The parents have demanded an inquiry and action against the teachers who were accompanying the students on the trip.
P.A. Inamdar, the president of the society that runs the college, was quoted by news agency IANS as saying the students who had gone on the excursion were from the first, second and third years of the Bachelor of Science (Computer Science) and BCA (Computer Applications) courses . PTI quoted Inamdar as claiming that the beach had no lifeguards.
"We are shocked by this tragedy.
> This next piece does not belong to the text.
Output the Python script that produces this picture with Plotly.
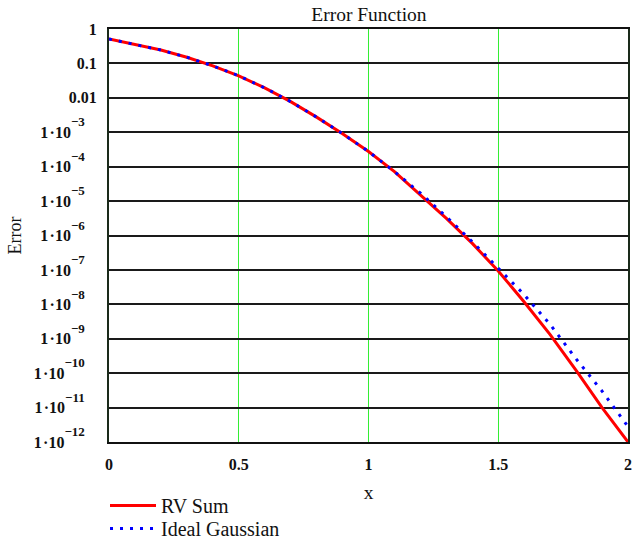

We are making all efforts to help the students and their families with the help of the local villagers and the police," Inamdar said.
In Pune, angry parents gathered outside the office of the college, waiting for information about their children. "My son had called me to say he was safe," the father of one of the students in the group, Mohammed Hayat, told a local channel.
An Indian navy spokesperson said in Mumbai that the coast guard had received information around 4pm that 15 to 18 students had been swept away on the Murud beach, following which a search operation was launched.
The coast guard deployed speedboats and a chopper while the police sent their divers in the combined rescue operation.
Chief minister Devendra Fadnavis expressed shock. "Extremely saddened & shocked to know about the Murud incident where 14 students lost their lives," PTI quoted Fadnavis as saying in a tweet. However, a list issued by the college late this evening confirmed 13 deaths.